Figure 6 shows the capability of detecting anomalies when the column type is string. As we do not have the character & in the alphabet of the PFSM for strings, the anomaly machine allows us to detect the anomalies in the “country” column. Similarly, the characters “refer to euro” are not supported by the PFSM for integers, letting us detect the corresponding entry as anomalous. Moreover, we can separately detect the anomalous and missing data as in the “selling rate” column.

Interestingly, we notice that the question mark character ? is used to express the doubt about the collected data in the HES data set, where a data entry contains the value of 6?. We can also see that missing data encodings not incorporated in our missing data model such as NOT AVAILABLE, ?? (double question marks), and , are detected as anomalies.

We now discuss some other aspects of our model, such as ambiguities that can occur, and how they can be handled; and failure cases which can be challenging to avoid.

4.3.1 The limitations of our work

Ambiguous Cases In certain cases the posterior probability distribution over types is not heavily weighted on a particular type. For example, consider a column of data that contains values of NULL and 1. This column could fit multiple PFSMs as 1 can either be an integer, a float, a string, or a Boolean value. However, we have assumed that 0 and 1 are more likely to be indicators of Booleans and have thus tuned the parameters of the corresponding machine such that the probabilities associated with 0 and 1 are slightly higher than the ones assigned by the other machines. This leads to a posterior probability distribution with values of 0.29, 0.26, and 0.44 respectively for integers, floats, and Booleans. One can also exploit the probabilistic nature of our model to treat such ambiguous cases differently. Instead of directly taking the type with the highest posterior probability as the column type, one can detect such ambiguities and then exploit user feedback to improve the decision.

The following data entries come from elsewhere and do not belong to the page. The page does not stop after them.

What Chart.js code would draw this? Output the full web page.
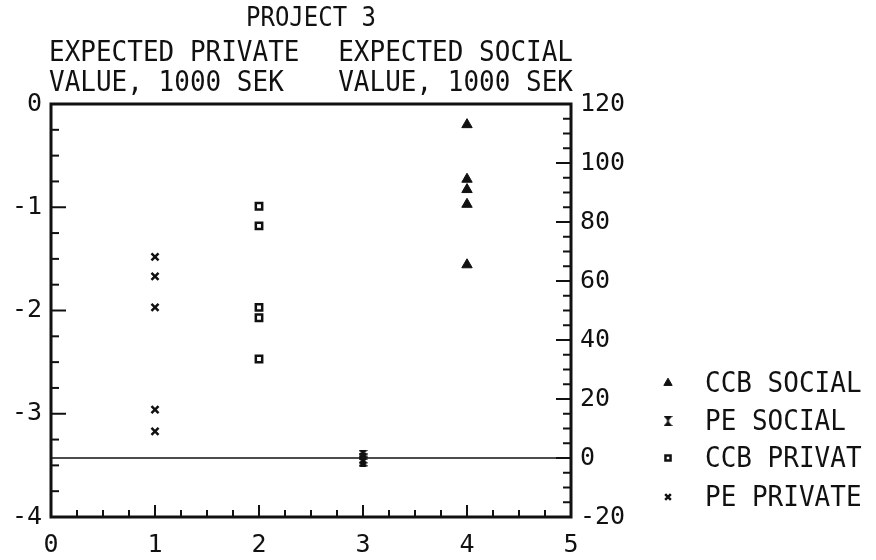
<!DOCTYPE html>
<html>
<head>
<meta charset="utf-8">
<script src="https://cdn.jsdelivr.net/npm/chart.js@4/dist/chart.umd.min.js"></script>
<style>
  html, body { margin: 0; padding: 0; background: #fff; }
  #wrap { width: 876px; height: 560px; }
</style>
</head>
<body>
<div id="wrap"><canvas id="c" width="876" height="560"></canvas></div>
<script>
// Project 3 — expected private (left axis) and social (right axis) value, 1000 SEK

const seriesNames = ['CCB SOCIAL', 'PE SOCIAL', 'CCB PRIVAT', 'PE PRIVATE'];
const seriesX     = [4, 3, 2, 1];

const ccbSocial  = [113, 94.5, 91, 86, 65.5];
const peSocial   = [1, 0, -0.5, -1, -1.5];
const ccbPrivate = [-0.99, -1.18, -1.97, -2.07, -2.47];
const pePrivate  = [-1.48, -1.67, -1.97, -2.96, -3.17];

const xTicks       = [0, 1, 2, 3, 4, 5];
const privateTicks = [-4, -3, -2, -1, 0];
const socialTicks  = [-20, 0, 20, 40, 60, 80, 100, 120];
const socialZero   = 0;

// plotter lettering is monospaced and a bit tall
const FONT = '"DejaVu Sans Mono", "Liberation Mono", monospace';
const INK = '#111';

// hourglass marker used for PE SOCIAL
function hourglass() {
  const cv = document.createElement('canvas');
  cv.width = 9; cv.height = 10;
  const g = cv.getContext('2d');
  g.fillStyle = INK;
  g.beginPath(); g.moveTo(0, 0); g.lineTo(9, 0); g.lineTo(4.5, 5); g.closePath(); g.fill();
  g.beginPath(); g.moveTo(0, 10); g.lineTo(9, 10); g.lineTo(4.5, 5); g.closePath(); g.fill();
  g.fillRect(3.5, 2, 2, 6);
  return cv;
}

const styles = [
  { pointStyle: 'triangle', radius: 6, borderWidth: 1, bg: INK },
  { pointStyle: hourglass(), radius: 5, borderWidth: 0, bg: INK },
  { pointStyle: 'rect', radius: 4.5, borderWidth: 2.5, bg: '#fff' },
  { pointStyle: 'crossRot', radius: 5, borderWidth: 2.5, bg: INK },
];
const values = [ccbSocial, peSocial, ccbPrivate, pePrivate];
const axes   = ['y2', 'y2', 'y', 'y'];

const datasets = seriesNames.map((name, i) => ({
  label: name,
  yAxisID: axes[i],
  data: values[i].map(v => ({ x: seriesX[i], y: v })),
  pointStyle: styles[i].pointStyle,
  pointRadius: styles[i].radius,
  pointBorderWidth: styles[i].borderWidth,
  pointBackgroundColor: styles[i].bg,
  pointBorderColor: INK,
  showLine: false,
}));

datasets.push({
  type: 'line',
  label: 'zero',
  yAxisID: 'y2',
  data: [xTicks[0], xTicks[xTicks.length - 1]].map(x => ({ x, y: socialZero })),
  borderColor: INK,
  borderWidth: 1.5,
  pointRadius: 0,
});

function tallText(ctx, text, x, y) {
  ctx.save();
  ctx.translate(x, y);
  ctx.scale(1, 1.12);
  ctx.fillText(text, 0, 0);
  ctx.restore();
}

const decor = {
  id: 'decor',
  afterDatasetsDraw(chart) {
    const { ctx, chartArea: a, scales } = chart;
    ctx.save();
    ctx.strokeStyle = INK;
    ctx.lineCap = 'butt';

    // inward tick marks
    ctx.lineWidth = 2;
    const tick = (x1, y1, x2, y2) => { ctx.beginPath(); ctx.moveTo(x1, y1); ctx.lineTo(x2, y2); ctx.stroke(); };
    for (let v = -4; v <= 0.001; v += 0.25) {
      const y = scales.y.getPixelForValue(v);
      const len = Math.abs(v - Math.round(v)) < 1e-6 ? 15 : 8;
      tick(a.left, y, a.left + len, y);
    }
    for (let v = -20; v <= 120; v += 5) {
      const y = scales.y2.getPixelForValue(v);
      const len = v % 20 === 0 ? 15 : 8;
      tick(a.right, y, a.right - len, y);
    }
    for (let v = 0; v <= 5.001; v += 0.25) {
      const x = scales.x.getPixelForValue(v);
      const len = Math.abs(v - Math.round(v)) < 1e-6 ? 12 : 7;
      tick(x, a.bottom, x, a.bottom - len);
    }

    // frame
    ctx.lineWidth = 3;
    ctx.strokeRect(a.left, a.top, a.right - a.left, a.bottom - a.top);
    ctx.restore();
  },
  afterDraw(chart) {
    const { ctx, chartArea: a } = chart;
    ctx.save();
    ctx.fillStyle = INK;
    ctx.textBaseline = 'middle';

    ctx.font = '24px ' + FONT;
    ctx.textAlign = 'center';
    tallText(ctx, 'PROJECT 3', (a.left + a.right) / 2, 19);

    ctx.font = '26px ' + FONT;
    ctx.textAlign = 'left';
    tallText(ctx, 'EXPECTED PRIVATE', a.left - 2, 53);
    tallText(ctx, 'VALUE, 1000 SEK', a.left - 2, 83);
    ctx.textAlign = 'right';
    tallText(ctx, 'EXPECTED SOCIAL', a.right + 2, 53);
    tallText(ctx, 'VALUE, 1000 SEK', a.right + 2, 83);

    // legend
    const rows = [383, 421, 458, 497];
    ctx.font = '26px ' + FONT;
    ctx.textAlign = 'left';
    seriesNames.forEach((name, i) => {
      ctx.fillStyle = styles[i].bg;
      ctx.strokeStyle = INK;
      ctx.lineWidth = styles[i].borderWidth;
      Chart.helpers.drawPoint(ctx, {
        pointStyle: styles[i].pointStyle,
        radius: styles[i].radius * 0.8,
        rotation: 0,
        borderWidth: styles[i].borderWidth,
      }, 668, rows[i]);
      ctx.fillStyle = INK;
      tallText(ctx, name, 705, rows[i] + 1);
    });
    ctx.restore();
  },
};

const tickFont = { family: FONT, size: 25 };

new Chart(document.getElementById('c'), {
  type: 'scatter',
  data: { datasets },
  options: {
    responsive: false,
    animation: false,
    layout: { padding: { top: 104, right: 240, left: 0, bottom: 0 } },
    plugins: { legend: { display: false }, tooltip: { enabled: false }, title: { display: false } },
    scales: {
      x: {
        type: 'linear', min: 0, max: 5,
        afterBuildTicks: s => { s.ticks = xTicks.map(v => ({ value: v })); },
        afterFit: s => { s.height = 43; },
        grid: { display: false, drawTicks: false },
        border: { display: false },
        ticks: { font: tickFont, color: INK, padding: 13, maxRotation: 0 },
      },
      y: {
        type: 'linear', position: 'left', min: -4, max: 0,
        afterBuildTicks: s => { s.ticks = privateTicks.map(v => ({ value: v })); },
        afterFit: s => { s.width = 51; },
        grid: { display: false, drawTicks: false },
        border: { display: false },
        ticks: { font: tickFont, color: INK, padding: 9 },
      },
      y2: {
        type: 'linear', position: 'right', min: -20, max: 120,
        afterBuildTicks: s => { s.ticks = socialTicks.map(v => ({ value: v })); },
        afterFit: s => { s.width = 65; },
        grid: { display: false, drawTicks: false },
        border: { display: false },
        ticks: { font: tickFont, color: INK, padding: 9 },
      },
    },
  },
  plugins: [decor],
});
</script>
</body>
</html>
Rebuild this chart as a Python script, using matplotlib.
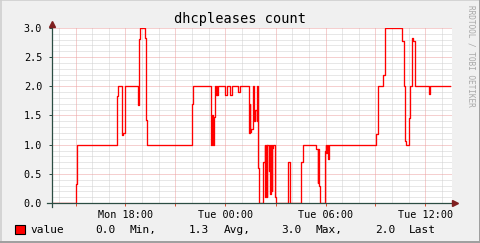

A uniformly distributed posterior distribution over types is observed when all of the entries of a column are assigned zero probabilities by the PFSMs of the regular data types. This result is not surprising as we only support a limited set of characters in the regular machines, i.e., the widest alphabet among the regular data types, which is of the string type, consists of the letters, digits and a set of punctuations. For example, “per capitagdp (us$)[51]” column of a T2D data setFootnote 8 has values such as $2949.57. Similarly, the 23rd column of the fuel data set contains values such as “( 3.0L) ”. Note that the anomaly type still assigns positive probabilities to these entries, as its alphabet includes all the possible characters. However, when its weight \(\pi ^a_t\) is the same regardless of the type, the corresponding posterior probabilities become equal. One can handle such cases by learning different weight parameters for the types. However, here, to represent such unsupported/unknown types, we have developed X-type, an anomaly-like PFSM which is used as a regular column type. This can be further exploited to create new data types, which can be automated via a probabilistic training procedure.

Failure Cases We now present two cases for which ptype-hc fails to infer the column types correctly. For example, consider a column (“BsmtHalfBath” of Housing Price data set) which denotes the number of half bathrooms in the basement of houses, consisting of the values in \(\{\texttt {0}, \texttt {1}, \texttt {2}\}\). In this case, ptype-hc puts higher posterior probability on the Boolean type, whereas the actual type is integer. This may not be surprising, considering the fact that 0 and 1 have higher probabilities of being a Boolean and 2, occurring only twice out of 1460 entries, is treated as an anomaly. However, ptype can correct this failure thanks to the discriminative training. Note that the competitor methods fail in this case.

After the evaluations, we have discovered a set of cases we have not considered in the beginning. For example, several Boolean columns of the Census Income KDD data set have leading whitespace as in “ No”, “ Yes”. Our model infers the types of these Boolean columns as string since such whitespace is not considered in the Boolean type. In order to avoid optimizing the model on the test sets, we have not addressed such cases. However, they can easily be handled by updating the corresponding PFSMs to include the whitespace. Note that the other methods also detect the column types as string in these cases.

There are cases of non-standard dates we do not currently handle. For example, dates are sometimes divided into multiple columns as day, month and year. Our model detects day and month columns separately as integers. One could develop a model that checks for this pattern, making use of constraints on valid day, month and year values.

5 Summary

We have presented ptype, a probabilistic model for column type inference that can robustly detect the type of each column in a given data table, and label non-type entries in each column. The proposed model is built on PFSMs to represent regular data types (e.g., integers, strings, dates, Booleans, etc.), missing and anomaly types. An advantage of PFSMs over regular expressions is their ability to generate weighted posterior predictions even when a column of data is consistent with more than one type model. We have also presented a discriminative training procedure which helps to improve column type inference. Our experiments have demonstrated that we generally achieve better results than competitor methods on messy data sets.

Future work includes extending the supported data types, such as categorical data, etc.; developing subtypes, e.g., for Booleans expecting either True and False, or yes and no; and improving anomaly detection for string-typed data by addressing semantic and syntactic errors.